Syncsort’s Paige Roberts caught up with Steve Sarsfield from Hewlett Packard Enterprise (HPE) at the latest Strata. Steve is the product marketing manager for HPE Big Data Software, focused on their Vertica for SQL on Hadoop product. Steve is also a notable name in the arena of data quality and governance, and authored the book The Data Governance Imperative. Enjoy some keen industry insight in this interview between Paige and Steve.
So, we’re at Strata, and you’re a Vertica person. What do you feel the intersection is for Hadoop and Vertica?
HPE and Hadoop really intersect quite a bit when it comes to some of the innovations that we’re working on.
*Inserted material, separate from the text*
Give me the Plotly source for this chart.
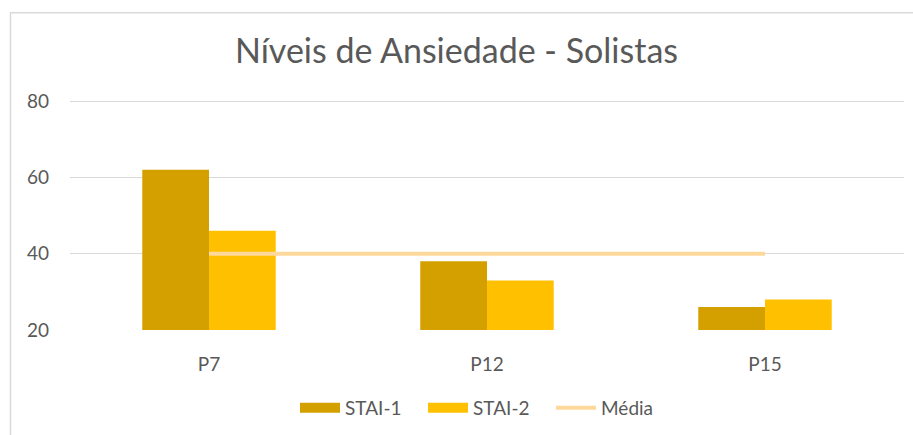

We have some great innovations that we’re showing [here at Strata]. One of the innovations is our big data reference architectures, which we’ve designed to work in partnership with Hadoop, specifically HDFS and YARN. One of the offerings we have are these reference architectures that allow you to use YARN labels to specify compute and storage, and break up compute and storage. So if you want to make that dynamic within the organization, you can use YARN labels to specify how much compute and how much storage you want to use for any job.
The second part is that we have HPE Vertica for SQL on Hadoop. That is a product that allows you to install our Vertica engine directly into the Hadoop cluster and perform SQL queries on Hadoop. It’s 100% TPC-DS compliant, fully ANSI SQL compliant and can be installed either in the Hadoop cluster or separately as a Vertica cluster. It’s a high-performance engine, and we’re happy to show that off here at Strata, too.
Syncsort and Vertica have been pretty tight over the years.
What do you see as the synergies? What makes it such a good partnership?
Our strength is in providing very fast analytics for massive amounts of data. We focus all of our effort, from the way we store data to the way we compress columns, so that the analysis happens fast. What Syncsort brings to the table is the basic concept of getting the data into the database. That’s really important, because although we ingest data, we don’t have that completely covered. If you have complex data or particularly tricky data, we rely on our partnerships like Syncsort. I think that’s a really important component, especially in today’s age when there are so many different file formats and unstructured data and a lot of options when it comes to storing data. We need a partner like you guys to do it.
This is a question I’ve been asking everyone to get different perspectives. What do you think Hadoop is for?
It’s a “make you think” question.
Hadoop is a general term that describes many projects that are going on in the open source community. Hadoop and specifically HDFS is primarily to store data at a very low cost. There’s data that companies gather that they aren’t really sure what it’s good for or what value it has. They need some low-cost place to put it. Hadoop, or at least the HDFS component of Hadoop, is a really good place for that. The whole Hadoop community is based on the fact that more and more data is coming at us. However, what we aren’t seeing is IT budgets growing by a lot. What I hear is data volumes growing by 25 to 50 percent, or more in certain companies, but IT budgets are growing by about 4 percent. So companies are looking for ways to store data at a low cost, and that’s one of the functions Hadoop does well. The other thing is around data discovery, understanding what data you have, getting into the data to see if there’s any value there. Those two components are what I think it’s for. Beyond that, it’s pretty exciting to see all the other things that the Hadoop community is incubating. Countless projects that help companies manage big data.
What do you think of Spark?
Spark is really exciting technology. It seems like something that will be really powerful in the future.